I have experienced an entirely new view of small business after starting the dive business.  Not only do I have personal contact with each customer genuinely parting with their hard earned money to buy my services, but I operate in a small community where I know my vendors very well. Most I would call friends. They are fuel dock operators, diesel mechanics, other dive shops, boat yard owners, and hardware stores. They are the local restaurants and hotels where my customers frequent.  I often joke that no one in Carteret County really makes any real money; we just pass it around between us.  It is very personal. That is the way the free market works, everyone adds their specific value to the economy and everyone benefits as goods and services are distributed.

No one in our stalled economy understands the impact more than small businesses operating in small communities. When the money flow starts to slow, the economy starts to get stagnant.  In economics class that made sense to me in theory, except when the professor started writing a bunch of formulas on the black board that included letters and numbers. He sort of lost me there. Theory aside, witnessing the practical nature of small business people trying to survive in these bleak economic times puts a real prospective on the situation.

When money is slow to move, people are slow to pay their bills. I can’t pay my bills if people are not paying my invoices. When I can’t pay my bills, the people I owe can’t pay theirs and so on and so on.  Never has that been so real to me being a member of a small business community. Somehow it is so much more real when you know all the members. When someone doesn’t pay their phone bill, the company cuts off the service. It is just numbers to them, it is not personal.  They only pretend it is personal when you try to cancel an account in good standing, then they do everything they can to keep the account active. But is difficult when it is your friend you owe money that you can’t pay, and even harder when it is a friend that owes you.

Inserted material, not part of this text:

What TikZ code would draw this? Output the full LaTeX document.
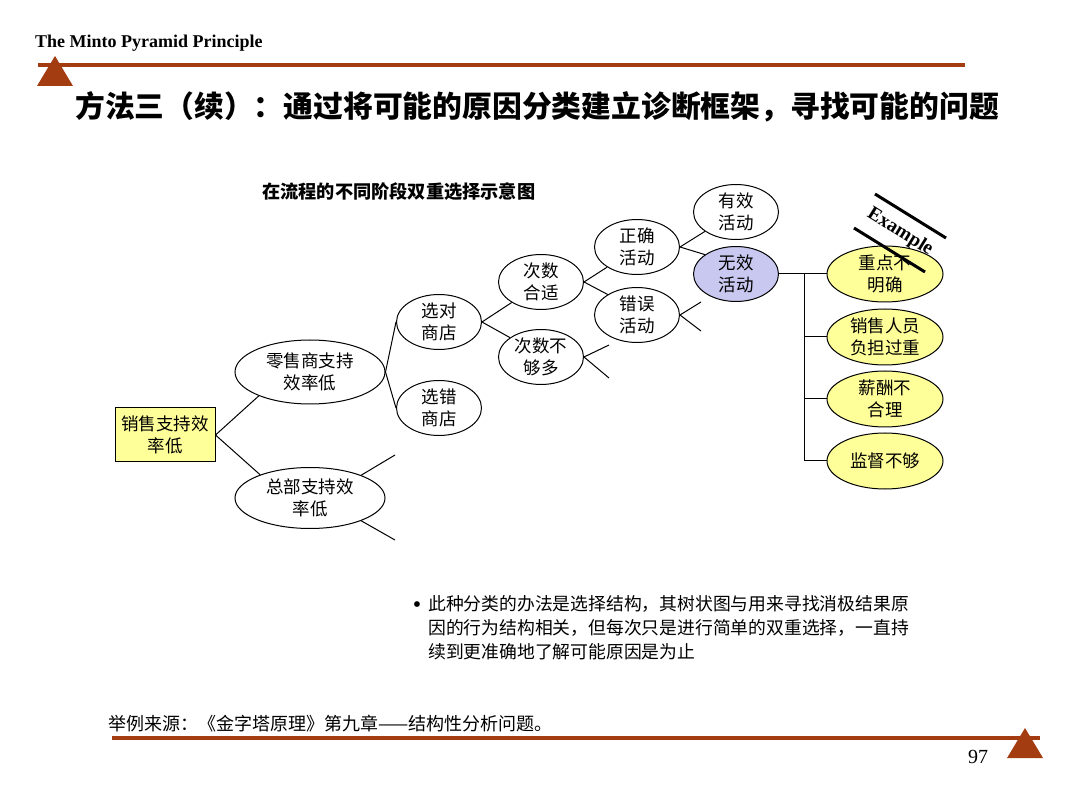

It is a domino effect and it is real, and personal. I am not going to elaborate on my political views, but I get really frustrated when the people in government and large businesses detach themselves from the fact that this “super recession” is having a dramatic impact on the lives of real people in real communities.  I do know the recovery will be from the bottom up, as the people who have suffered the most will pull themselves back up and dust off and continue on. But mark my words: someone from high above on the hill will take credit for it.